What to work on => Output the first line of the listing and each line after it, up to and including the line that contains "bar_color = '#5B9BD5';", exactly as written, minus the pictures.
+--
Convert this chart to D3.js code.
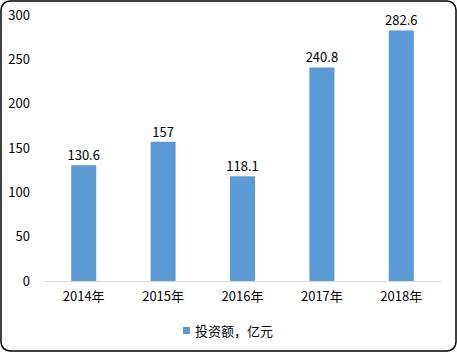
<!DOCTYPE html>
<html>
<head>
<meta charset="utf-8">
<script src="https://cdn.jsdelivr.net/npm/d3@7"></script>
<style>
    body { margin: 0; background: #fff; }
    svg { display: block; font-family: "Noto Sans CJK SC", "Open Sans", sans-serif; }
</style>
</head>
<body>
<div id="chart"></div>
<script>
const years = ['2014年', '2015年', '2016年', '2017年', '2018年'];
const investment = [130.6, 157, 118.1, 240.8, 282.6];
const y_ticks = [0, 50, 100, 150, 200, 250, 300];
const series_name = '投资额，亿元';

(function() {
    let width = 457,
        height = 352,
        bar_color = '#5B9BD5';

    let svg = d3.select('#chart').append('svg')
        .attr('width', width)
        .attr('height', height);

    // outer frame
    svg.append('rect')
        .attr('x', 1).attr('y', 1)
        .attr('width', width - 2).attr('height', height - 2)
        .attr('rx', 9).attr('ry', 9)
        .attr('fill', '#fff')
        .attr('stroke', '#000')
        .attr('stroke-width', 1.5);

    let x = d3.scaleBand().domain(years).range([44, 441]);
    let y = d3.scaleLinear().domain([0, 300]).range([281, 15]);
    let bar_width = x.bandwidth() * 0.315;

    // y tick labels (no axis line)
    let y_axis = svg.append('g')
        .attr('transform', 'translate(30,0)')
        .call(d3.axisLeft(y).tickValues(y_ticks).tickSize(0).tickPadding(0));
    y_axis.select('.domain').remove();
    y_axis.selectAll('text')
        .attr('font-size', 13)
        .attr('font-family', '"Noto Sans CJK SC", sans-serif')
        .attr('fill', '#000');

    svg.selectAll('rect.bar')
        .data(investment)
        .enter().append('rect')
        .attr('class', 'bar')
        .attr('x', (d, i) => x(years[i]) + (x.bandwidth() - bar_width) / 2)
        .attr('y', (d) => y(d))
        .attr('width', bar_width)
        .attr('height', (d) => y(0) - y(d))
        .attr('fill', bar_color);

    svg.selectAll('text.value')
        .data(investment)
        .enter().append('text')
        .attr('class', 'value')
        .attr('x', (d, i) => x(years[i]) + x.bandwidth() / 2)
        .attr('y', (d) => y(d) - 5)
        .attr('text-anchor', 'middle')
        .attr('font-size', 13)
        .attr('fill', '#000')
        .text((d) => d);

    // x axis
    let x_axis = svg.append('g')
        .attr('transform', 'translate(0,' + y(0) + ')')
        .call(d3.axisBottom(x).tickSize(0).tickPadding(11));
    x_axis.select('.domain').attr('stroke', '#D9D9D9').attr('stroke-width', 1);
    x_axis.selectAll('text')
        .attr('font-size', 13)
        .attr('font-family', '"Noto Sans CJK SC", sans-serif')
        .attr('fill', '#000');

    // legend
    let legend = svg.append('g').attr('transform', 'translate(183,327)');
    legend.append('rect')
        .attr('width', 7).attr('height', 7)
        .attr('fill', bar_color);
    legend.append('text')
        .attr('x', 12).attr('y', 4)
        .attr('dy', '0.35em')
        .attr('font-size', 13)
        .attr('fill', '#000')
        .text(series_name);
}());
</script>
</body>
</html>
+--
Task result =>
Convert this chart to D3.js code.
<!DOCTYPE html>
<html>
<head>
<meta charset="utf-8">
<script src="https://cdn.jsdelivr.net/npm/d3@7"></script>
<style>
    body { margin: 0; background: #fff; }
    svg { display: block; font-family: "Noto Sans CJK SC", "Open Sans", sans-serif; }
</style>
</head>
<body>
<div id="chart"></div>
<script>
const years = ['2014年', '2015年', '2016年', '2017年', '2018年'];
const investment = [130.6, 157, 118.1, 240.8, 282.6];
const y_ticks = [0, 50, 100, 150, 200, 250, 300];
const series_name = '投资额，亿元';

(function() {
    let width = 457,
        height = 352,
        bar_color = '#5B9BD5';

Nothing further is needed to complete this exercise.